What we are now seeing is the emergence of some real business drivers that are compelling a variety of stakeholders – from CIOs to General Counsel — to take an active interest in better understanding their data. This, in turn, is driving industry consolidation as larger vendors in particular move to fill out their product portfolios; the latest example of this is the news of HP’s acquisition of Australia-based records management specialist Tower Software. Over the next few weeks I’ll be exploring in more detail three areas where we think this storage-information gap is being bridged; in eDiscovery, archiving and security. Stay tuned for our deeper thoughts and perspectives in this fast-moving space.
February 8th, 2008 — Archiving, Content management, Search
I’ve been attending LegalTech here in New York for the past few years, but this year things seemed to be different.Firstly, and most noticeably, every inch of available space at the New York Hilton on 6th Avenue was taken, spread across three floors. The corridors, which in less busy shows simply lead you to rooms, were lined with stands as were the exhibition spaces. It reminded me of the annual SIFMA Technology Management conference, which is a bit of a zoo and in the same location. But unlike the financial services industry, the legal industry and general counsel offices of corporations haven’t traditionally been seen as major buyers of IT, let alone cutting edge stuff.But there’s nothing like regulations to fuel a surge in the market.
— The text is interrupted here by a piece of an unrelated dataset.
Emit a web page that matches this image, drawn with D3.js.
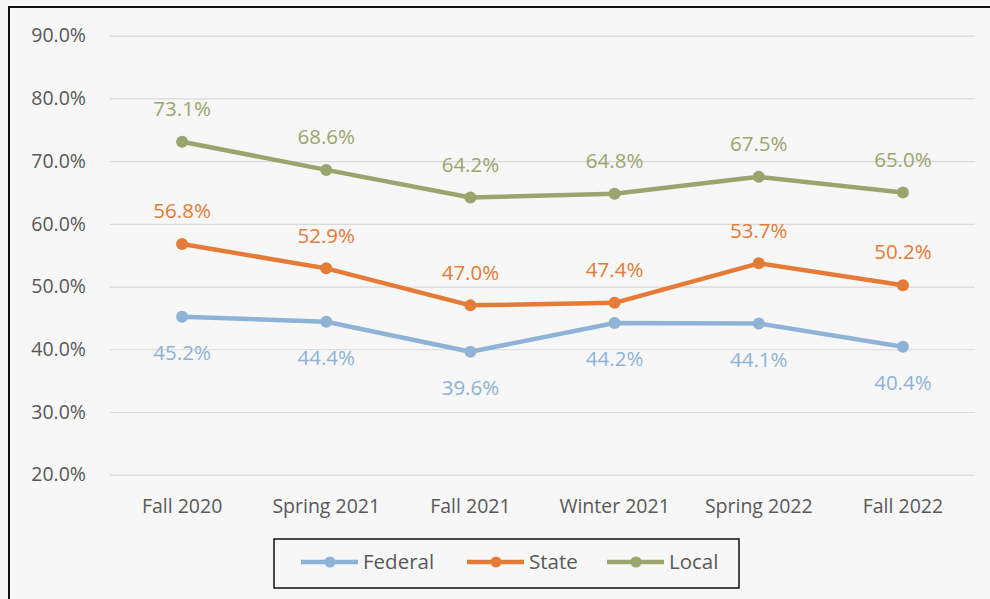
<!DOCTYPE html>
<html>
<head>
<meta charset="utf-8">
<script src="https://cdn.jsdelivr.net/npm/d3@7"></script>
<style>
  html, body { margin: 0; padding: 0; background: #ffffff; }
  svg { display: block; }
  text { font-family: "Open Sans", "Noto Sans", sans-serif; }
</style>
</head>
<body>
<svg id="chart" width="990" height="599"></svg>
<script>
const categories = ["Fall 2020", "Spring 2021", "Fall 2021", "Winter 2021", "Spring 2022", "Fall 2022"];
const federal = [45.2, 44.4, 39.6, 44.2, 44.1, 40.4];
const state   = [56.8, 52.9, 47.0, 47.4, 53.7, 50.2];
const local   = [73.1, 68.6, 64.2, 64.8, 67.5, 65.0];
const yTicks  = [20, 30, 40, 50, 60, 70, 80, 90];
const seriesNames = ["Federal", "State", "Local"];

(function () {
const colors = { Federal: "#8eb3d7", State: "#e47b36", Local: "#9aa56d" };
const series = [
  { name: "Federal", values: federal, labelPos: "below" },
  { name: "State", values: state, labelPos: "above" },
  { name: "Local", values: local, labelPos: "above" }
];

const svg = d3.select("#chart");
const W = 990, H = 599;

svg.append("rect").attr("x", 0).attr("y", 0).attr("width", W).attr("height", H).attr("fill", "#f7f7f7");
svg.append("path").attr("d", `M9,${H} L9,7 L${W},7`).attr("fill", "none").attr("stroke", "#111").attr("stroke-width", 2);

const mLeft = 110, mRight = 975, mTop = 35.7, mBottom = 474.7;

const x = d3.scaleBand().domain(categories).range([mLeft, mRight]);
const y = d3.scaleLinear().domain([20, 90]).range([mBottom, mTop]);

const grid = svg.append("g")
  .attr("transform", `translate(${mLeft},0)`)
  .call(d3.axisLeft(y).tickValues(yTicks).tickSize(-(mRight - mLeft)).tickFormat(""));
grid.select(".domain").remove();
grid.selectAll(".tick line").attr("stroke", "#d9d9d9").attr("stroke-width", 1.2);

const yAxis = svg.append("g")
  .attr("transform", `translate(${mLeft - 21},0)`)
  .call(d3.axisLeft(y).tickValues(yTicks).tickSize(0).tickFormat(d => d.toFixed(1) + "%"));
yAxis.select(".domain").remove();
yAxis.selectAll("text").attr("fill", "#595959").attr("font-size", 19.5).attr("dx", 0);

const xAxis = svg.append("g")
  .attr("transform", `translate(0,${mBottom + 21})`)
  .call(d3.axisBottom(x).tickSize(0));
xAxis.select(".domain").remove();
xAxis.selectAll("text").attr("fill", "#595959").attr("font-size", 19.5);

const line = d3.line().x((d, i) => x(categories[i]) + x.bandwidth() / 2).y(d => y(d));

series.forEach(s => {
  const c = colors[s.name];
  svg.append("path").datum(s.values)
    .attr("d", line).attr("fill", "none").attr("stroke", c)
    .attr("stroke-width", 4.5).attr("stroke-linejoin", "round");
  svg.selectAll(null).data(s.values).enter().append("circle")
    .attr("cx", (d, i) => x(categories[i]) + x.bandwidth() / 2)
    .attr("cy", d => y(d))
    .attr("r", 6).attr("fill", c);
  svg.selectAll(null).data(s.values).enter().append("text")
    .attr("x", (d, i) => x(categories[i]) + x.bandwidth() / 2)
    .attr("y", d => s.labelPos === "above" ? y(d) - 33 : y(d) + 36)
    .attr("dy", "0.35em")
    .attr("text-anchor", "middle")
    .attr("font-size", 20.5)
    .attr("fill", c)
    .text(d => d.toFixed(1) + "%");
});

const lg = svg.append("g");
lg.append("rect").attr("x", 274).attr("y", 539).attr("width", 465).attr("height", 49)
  .attr("fill", "#f7f7f7").attr("stroke", "#111").attr("stroke-width", 1.5);
const legendX = [301, 467, 607];
seriesNames.forEach((n, i) => {
  const c = colors[n];
  const lx = legendX[i];
  lg.append("line").attr("x1", lx).attr("x2", lx + 57).attr("y1", 562).attr("y2", 562)
    .attr("stroke", c).attr("stroke-width", 4.5);
  lg.append("circle").attr("cx", lx + 29).attr("cy", 562).attr("r", 5.5).attr("fill", c);
  lg.append("text").attr("x", lx + 62).attr("y", 562).attr("dy", "0.35em")
    .attr("font-size", 20.5).attr("fill", "#595959").text(n);
});
})();
</script>
</body>
</html>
The changes the Federal Rules of Civil Procedure (FRCP), which took effect in December 2006 and mandated that all electronic records were discoverable and that parties needed to be ready within 120 days of the start of a lawsuit to discuss their eDiscovery terms. This made eDiscovery a very hot market in 2007 (and helped Stratify to a nice valuation when it was bought by Iron Mountain in July 2007 for $158m).
But one of the messages I picked up pretty loud and clear is that law firms and legal departments have their eye on a much bigger problem, currently being done largely manually, but ripe for automation: document review. Figures of a $15bn market for document review now and a bill of $40bn by 2011 for overall review expense raised more than a few eyebrows among some prospective customers of document review vendors (many of which are also eDiscovery vendors, a market pegged at about $3bn). Jay Brudz, senior counsel, Legal Technology at GE, put it bluntly, “you know how many freaking lightbulbs we’ve gotta sell to pay for that?,” before making it clear that he had no intention in paying what vendors are asking.
The other point of tension I’m picking up is the one between intelligent archiving and search - the battle of ideas between those that think it’s better to do all the tagging at archive time and do some culling at that point (to avoid storing dupes and garbage) and those that think you should store everything and develop smarter search engines.
It’s clear - admittedly without any empirical evidence to hand - that protagonists in this space, be they general counsel departments, outside law firms or the vendors feel the rate is increasing so fast, their ability to cull the data at archiving time to make it more easily discoverable later can’t keep pace. There’s clearly somethig to that, given how rapidly talk has moved from gigabytes, to terabytes to petabytes to something an IBMer who handles data governance strategy for the company told me his clients call Goog-bytes - a generic term to mean so much data they can’t get their heads around it. After all, at this rate it won’t be that long before we talk of yottabytes in this arena, and what comes after that?
Search and archiving is something we at 451 Group have spent a lot of time on already and that is sure to continue in 2008.